Why do people take selfies? Is it vanity? Pride? Posing with a celebrity? Over a million selfies are uploaded to social media every day. Why? The roots of documenting a feeling, accomplishment or event to share with others dates back thousands of years ago.
Created by Tair Mamedov (stand-up comedian, writer, director, and game designer) Tommy Honton (writer, game designer, and narrative experience creator known best for the escape rooms at Stash House in Koreatown) and produced by Abylay Zhakashov (investor, entrepreneur, and film producer), Honton was kind to give me and my family a tour of The Museum of Selfies in Glendale, CA.
Honton shared how “Selfies are not a new phenomenon – it’s something that people have been doing for 4,000 years.” This museum is an immersive, fun venue that enlightens participants through art, history, technology, and culture. It’s also a super cool place to take selfies in over 10 different interactive installations.
- Start at the entrance and drop a marble in either the “love” selfies or the “hate” selfies hole. At the end, if you were a hater, you might see selfies a different way and want to change your opinion. 2. #Timeline – Learn about the beginning of selfies along the gallery wall time line, starting 13.8 billion years ago during the Big Bang. Admiring various pieces of art on the wall, we learned that during 25,000 BCE, a realistic representation of a human face of The Venus of Brassempouy was carved in France. Wall drawings and paintings of people were discovered as early as 10,000 BCE in Brazil, and in the Cumberland Vallley Caves in Tennessee, USA. Honton showed us examples of self portraits drawn and painted in the 1400s. In the 1600s Rembrandt drew his earliest self portrait made in his early 20s.

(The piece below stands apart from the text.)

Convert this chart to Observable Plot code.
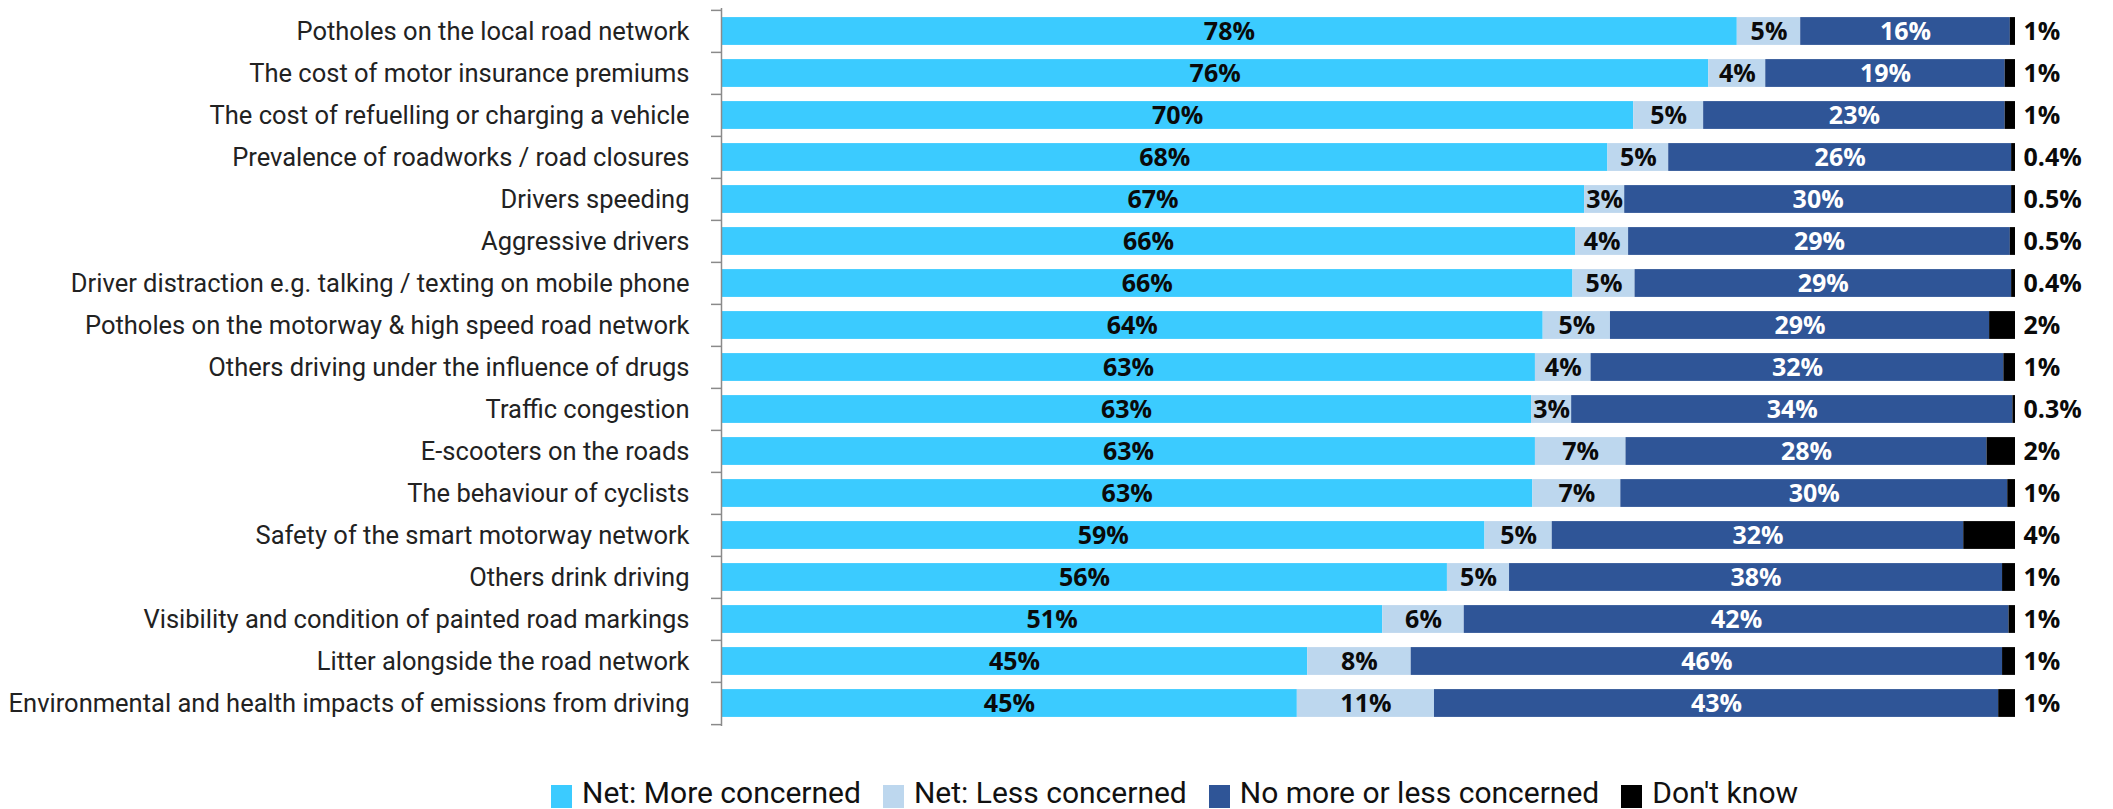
<!DOCTYPE html>
<html>
<head>
<meta charset="utf-8">
<script src="https://cdn.jsdelivr.net/npm/d3@7"></script>
<script src="https://cdn.jsdelivr.net/npm/@observablehq/plot@0.6"></script>
<style>
  html, body { margin: 0; padding: 0; background: #fff; }
  #chart svg { display: block; }
  #legend {
    display: flex; align-items: center; height: 39px; box-sizing: border-box;
    padding-top: 7px; padding-left: 551px;
    font-family: Roboto, "Noto Sans", sans-serif; font-size: 30px; line-height: 36px; color: #111;
    white-space: nowrap;
  }
  #legend .sw { display: inline-block; width: 21px; height: 23px; margin-right: 10px; position: relative; top: 3px; }
  #legend .item { display: inline-flex; align-items: center; margin-right: 22px; }
</style>
</head>
<body>
<div id="chart"></div>
<div id="legend"></div>
<script>
const categories = [
  "Potholes on the local road network",
  "The cost of motor insurance premiums",
  "The cost of refuelling or charging a vehicle",
  "Prevalence of roadworks / road closures",
  "Drivers speeding",
  "Aggressive drivers",
  "Driver distraction e.g. talking / texting on mobile phone",
  "Potholes on the motorway & high speed road network",
  "Others driving under the influence of drugs",
  "Traffic congestion",
  "E-scooters on the roads",
  "The behaviour of cyclists",
  "Safety of the smart motorway network",
  "Others drink driving",
  "Visibility and condition of painted road markings",
  "Litter alongside the road network",
  "Environmental and health impacts of emissions from driving"
];
const seriesNames = ["Net: More concerned", "Net: Less concerned", "No more or less concerned", "Don't know"];
const seriesColors = ["#3BCBFF", "#BDD7EE", "#2F5597", "#000000"];

const moreConcerned = [78.5, 76.3, 70.5, 68.5, 66.7, 66.0, 65.8, 63.5, 62.9, 62.6, 62.9, 62.7, 59.0, 56.1, 51.1, 45.3, 44.5];
const lessConcerned = [4.9, 4.4, 5.4, 4.7, 3.1, 4.1, 4.8, 5.2, 4.3, 3.1, 7.0, 6.8, 5.2, 4.8, 6.3, 8.0, 10.6];
const noChange      = [16.2, 18.5, 23.3, 26.5, 29.9, 29.5, 29.1, 29.3, 31.9, 34.1, 27.9, 29.9, 31.8, 38.1, 42.1, 45.7, 43.6];
const dontKnow      = [0.4, 0.8, 0.8, 0.3, 0.3, 0.4, 0.3, 2.0, 0.9, 0.2, 2.2, 0.6, 4.0, 1.0, 0.5, 1.0, 1.3];

const moreLabels = ["78%","76%","70%","68%","67%","66%","66%","64%","63%","63%","63%","63%","59%","56%","51%","45%","45%"];
const lessLabels = ["5%","4%","5%","5%","3%","4%","5%","5%","4%","3%","7%","7%","5%","5%","6%","8%","11%"];
const noChangeLabels = ["16%","19%","23%","26%","30%","29%","29%","29%","32%","34%","28%","30%","32%","38%","42%","46%","43%"];
const dontKnowLabels = ["1%","1%","1%","0.4%","0.5%","0.5%","0.4%","2%","1%","0.3%","2%","1%","4%","1%","1%","1%","1%"];

const valueArrays = [moreConcerned, lessConcerned, noChange, dontKnow];
const labelArrays = [moreLabels, lessLabels, noChangeLabels, dontKnowLabels];

const data = [];
categories.forEach((c, i) => {
  seriesNames.forEach((s, j) => {
    data.push({category: c, series: s, value: valueArrays[j][i], label: labelArrays[j][i], idx: j});
  });
});
const dkData = categories.map((c, i) => ({category: c, label: dontKnowLabels[i]}));

const W = 2113, H = 770, mTop = 8, mBottom = 44, mLeft = 721, mRight = 98;
const step = (H - mTop - mBottom) / categories.length;
const inset = step * 0.168;

const valueFont = {fontFamily: "'Open Sans', 'Noto Sans', sans-serif", fontWeight: "bold", fontSize: 25};

const chart = Plot.plot({
  width: W, height: H,
  marginLeft: mLeft, marginRight: mRight, marginTop: mTop, marginBottom: mBottom,
  style: {fontFamily: "Roboto, 'Noto Sans', sans-serif", color: "#222", background: "#fff"},
  x: {domain: [0, 100], axis: null},
  y: {domain: categories, padding: 0, axis: null, label: null},
  color: {domain: seriesNames, range: seriesColors},
  marks: [
    Plot.barX(data, Plot.stackX({y: "category", x: "value", fill: "series", z: "series", order: seriesNames, insetTop: inset, insetBottom: inset})),
    Plot.text(data, Plot.stackX({y: "category", x: "value", z: "series", order: seriesNames,
      text: d => (d.idx === 0 || d.idx === 1) ? d.label : "", fill: "#0a0a0a", ...valueFont})),
    Plot.text(data, Plot.stackX({y: "category", x: "value", z: "series", order: seriesNames,
      text: d => d.idx === 2 ? d.label : "", fill: "#ffffff", ...valueFont})),
    Plot.text(dkData, {y: "category", text: "label", frameAnchor: "right", textAnchor: "start", dx: 8, fill: "#0a0a0a", ...valueFont}),
    Plot.axisY({tickSize: 0, tickPadding: 32, fontSize: 25.5, fill: "#222", label: null}),
    Plot.ruleX([0], {stroke: "#8a8a8a", strokeWidth: 1.5}),
    Plot.ruleY(categories, {y: d => d, dy: -step / 2, x1: 0, x2: 0, insetLeft: -10, stroke: "#8a8a8a", strokeWidth: 1.5}),
    Plot.ruleY(categories.slice(-1), {y: d => d, dy: step / 2, x1: 0, x2: 0, insetLeft: -10, stroke: "#8a8a8a", strokeWidth: 1.5})
  ]
});
document.getElementById("chart").appendChild(chart);

const legend = document.getElementById("legend");
seriesNames.forEach((s, i) => {
  const item = document.createElement("span");
  item.className = "item";
  const sw = document.createElement("span");
  sw.className = "sw";
  sw.style.background = seriesColors[i];
  item.appendChild(sw);
  const t = document.createElement("span");
  t.textContent = s;
  item.appendChild(t);
  legend.appendChild(item);
});
</script>
</body>
</html>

The Museum of Selfies also curates works from modern artists exploring the art of selfies. Whimsical portraits include Mona Lisa, American Gothic and Vincent van Gogh holding out a smartphone are hung on the walls.3. Step into one of the best-loved Vincent van Gogh’s paintings – The Bedroom. It was painted in October 1888, when the artist was living in the Yellow House in Arles. The museum replicated The Bedroom to every detail.4. Step into a Black and White Photo Studio and put on hats to replicate a 1920s photo studio for a dramatic selfie.5. Do more women or men take selfies? #Selfiecity displays the results of a research project of 120,000 photos from 5 cities that were randomly selected. They discovered that WOMEN WIN! 1.3 times more in Bangkok with 55.2%, 1.9 times more in Berlin and 82% in Moscow. Bangkok and San Paulo selfie takers smile the most, while Moscow selfie takers smile the least. Most people were young, with Bangkok having 21 years old the average median age. New York City had the oldest average age of 25.3 years old. One interesting finding is Men’s average age is higher at 30+ when posting selfies on Instagram.6. Walking into the #Food Selfies area with extra large food props. Eating is one of the most primal and universal aspects of being human. Break bread or broccoli with friends and family. A beautiful plate of food can be visually-stunning and a work of art. Food selfies are the most polarizing of all selfies.
7. The “Narcissist” survey tallies the number of deaths from selfie-related accidents. Have fun in the exhibit highlighting reports of museum visitors who damage priceless works of art while trying to take the perfect selfie. That’s why selfie sticks are forbidden in most museums, but encouraged at The Museum of Selfies.8. Where is the best-known selfie location? The Bathroom. Taking a photo in a bathroom mirror used to be a quick solution to snap a selfie. Now smartphones features wider-angle lenses and front-facing screens with the touch of a button. Walk into the #Bathroom Selfie exhibit offers a creative illusion.9. Another popular selfie wall is #Finish Line Selfies. Learn why people take selfies to share an accomplishment, share joy and connect with others. Don DeLeon shares his photos with The Museum of Selfies.
10. Play in the visual artist #Darel Carey installation made with black tape for eye-popping selfies. normal visit should take about 60-90 minutes.
The Pop-Up museum opened on April 1st and closes on May 31st. It takes about 1 to 1.5 hours to explore. The Museum of Selfies is closed to the public on Mondays.